One last vent and then I’m done, I promise. This has nothing to do with the packaging from publishers, but from the carriers themselves. Why are the boxes so dirty these days? I’m not sure what’s happening in the back of these trucks, but it’s so dusty that sometimes boxes that aren’t well sealed come in the store covered with a layer of grit and grime. And if I pick the box up the right way and use the “lift with your legs” method, my shirt gets dirty.
But, every day, a very large percentage of packages come unharmed, clean and ready to be put on the shelves, and let’s face it, any day where I get look at all the great books that come in is a pretty darned good day.

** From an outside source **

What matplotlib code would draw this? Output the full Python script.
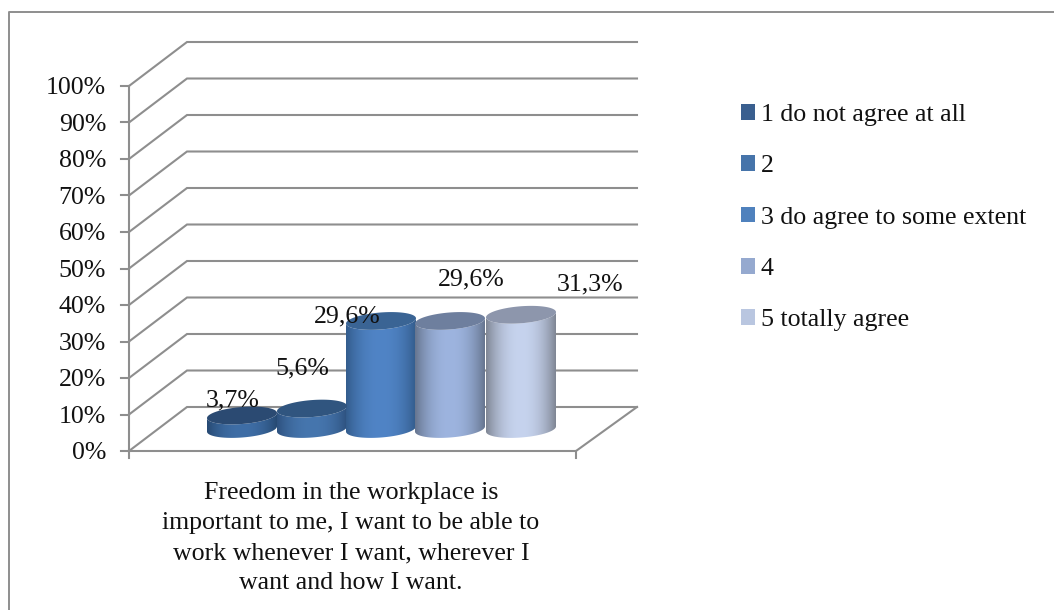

3 thoughts on “Let’s Talk About Shipping

  1. Carol Chittenden

    One peeve, one praise song:
    Too much merchandise arrives damaged because it was packed in such a way that it could move around inside the packaging, or the packaging couldn’t stand up to the stresses of shipping, or both. This is SO COSTLY, because it’s not only the goods, but also the staff time to follow up, two more shipping charges to get the same book back on the shelf, and all the paperwork of crediting the damaged goods. A small investment in training the warehouse staff would pay off bigtime.
    On the other hand, we put out a sign in front of our store offering “Good Clean Boxes Free: Ask Inside”. This maintains an equilibrium more or less continuously, and even the Baker & Taylor style boxes are greedily carried away for many further adventures. We often show them how to cut away the extra plastic shrinkwrap so it’s out of the way without exposing anything to the incredibly sticky adhesive below it. Our sign is actually on a box (the “Box Box”) so it only goes out when we actually have spares to offer.

  2. Kathy Isaacs

    My pet peeve is the single book that arrives between two pasted-together sheets of corrugated cardboard with a tiny scored strip that is supposed to be the opener. Two pairs of pliers are necessary to open this package and sometimes the cover gets damaged.
    On the good side, my UPS store will take any and all forms of bubble wrap and packages of air to reuse in their own packing.

  3. Melissa Posten

    I work at a wholesaler now rather than at a retail store, and the packing problems are even more ridiculous. We get things that look like someone stumbled over to the box with fifty books in their hands, threw them all up into the air, grabbed the box off the floor and ran around catching all the books with it. Then they slap some tape on it and off it goes!
    We get a lot of single copy damages within larger shipments. The favorite way of most pubs is to re-send these books alone in padded envelopes. Inevitably, the books are almost always damaged again, because they get bent in transit. Sometimes we’ve had a book come re-damaged three or four times.
    For awhile, one major publisher was shipping Big Books in these flat packages that weren’t sealed all the way around. The corners of the books would slide out and, you guessed it, get damaged.
    One small nonfiction publisher routinely hurls their books into boxes and stuffs wrapping paper or gift bag stuffing on top. Another uses PACKING PEANUTS. Packing peanuts should be illegal.
    I agree completely that the boxes that are glued should be outlawed.
    I think my true favorites, though, are the publishers who ship their boxes taped with nuclear-strength tape and then affix a giant sticker to the outside that says DO NOT OPEN WITH SHARP OBJECT. Am I supposed to open the box with the power of my mind?